Queops Damascendo, da Ocupação Lanceiros Negros, denunciou a
conivência do Poder Judiciário com o processo de criminalização da
pobreza. “No passado, a Justiça foi favorável à escravidão e à tortura
de escravos que tentavam fugir da escravidão para a liberdade. Muitos
anos se passaram e a Justiça segue sendo a favor da propriedade.
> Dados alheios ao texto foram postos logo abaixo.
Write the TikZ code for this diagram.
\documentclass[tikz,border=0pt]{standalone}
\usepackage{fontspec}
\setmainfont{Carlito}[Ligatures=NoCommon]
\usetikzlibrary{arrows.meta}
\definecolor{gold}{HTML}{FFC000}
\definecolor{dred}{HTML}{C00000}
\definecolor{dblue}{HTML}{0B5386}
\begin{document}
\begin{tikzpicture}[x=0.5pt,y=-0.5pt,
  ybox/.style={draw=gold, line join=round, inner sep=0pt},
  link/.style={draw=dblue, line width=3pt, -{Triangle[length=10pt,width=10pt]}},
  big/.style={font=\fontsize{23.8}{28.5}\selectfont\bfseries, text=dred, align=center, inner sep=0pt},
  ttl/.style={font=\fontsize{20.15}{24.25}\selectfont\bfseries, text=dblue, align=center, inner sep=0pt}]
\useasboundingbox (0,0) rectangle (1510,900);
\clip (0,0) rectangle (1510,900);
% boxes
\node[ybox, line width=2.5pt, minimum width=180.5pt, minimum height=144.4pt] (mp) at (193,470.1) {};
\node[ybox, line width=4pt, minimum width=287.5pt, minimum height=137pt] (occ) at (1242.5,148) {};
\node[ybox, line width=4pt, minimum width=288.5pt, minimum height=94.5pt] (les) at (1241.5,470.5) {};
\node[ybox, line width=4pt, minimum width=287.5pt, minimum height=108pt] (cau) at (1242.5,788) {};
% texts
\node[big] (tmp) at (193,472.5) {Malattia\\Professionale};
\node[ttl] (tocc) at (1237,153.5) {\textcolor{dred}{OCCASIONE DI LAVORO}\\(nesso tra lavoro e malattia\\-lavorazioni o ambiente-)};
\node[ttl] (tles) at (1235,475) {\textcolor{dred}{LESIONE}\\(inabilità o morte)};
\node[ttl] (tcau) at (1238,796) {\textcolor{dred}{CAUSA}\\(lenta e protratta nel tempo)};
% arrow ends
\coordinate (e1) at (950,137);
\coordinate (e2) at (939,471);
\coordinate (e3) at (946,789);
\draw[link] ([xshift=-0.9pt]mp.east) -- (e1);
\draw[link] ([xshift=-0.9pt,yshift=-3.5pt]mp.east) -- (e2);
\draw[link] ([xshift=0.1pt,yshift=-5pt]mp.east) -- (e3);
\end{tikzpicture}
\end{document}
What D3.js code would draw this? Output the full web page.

No
recente episódio da Secretaria da Fazenda, nós vimos policiais jogando
spray de pimenta diretamente no rosto de estudantes e esses policiais
seguem soltos, assim como seguem soltos os deputados Heinze e Alceu
Moreira, mesmo após as declarações racistas que fizeram”.
Bárbara, estudante presa na ação da Brigada Militar para desocupar a
Secretaria Estadual da Fazenda, no dia 15 de junho, relatou à
subprocuradora que os estudantes sofreram violência física e
psicológica. “Fomos atingidos com spray pimenta a um centímetro de
nossos olhos. Não tivemos em momento algum a possibilidade de negociar a
nossa saída do prédio e tampouco foi permitida a entrada de nossos
advogados. Aquela ocupação tinha um motivo que era tentar convencer o
governador e o Secretário da Educação a abrir uma negociação”, disse a
estudante.
A promotora Ivana Battaglin, da Promotoria de Direitos Humanos do MP
estadual, anunciou que há mais de um inquérito civil em curso
investigando a ação da Brigada Militar contra movimentos sociais e
manifestantes no Rio Grande do Sul. Segundo a promotora, as audiências
de custódia estão recebendo muitas denúncias de violações de direitos
por parte dos policiais, que serão investigadas.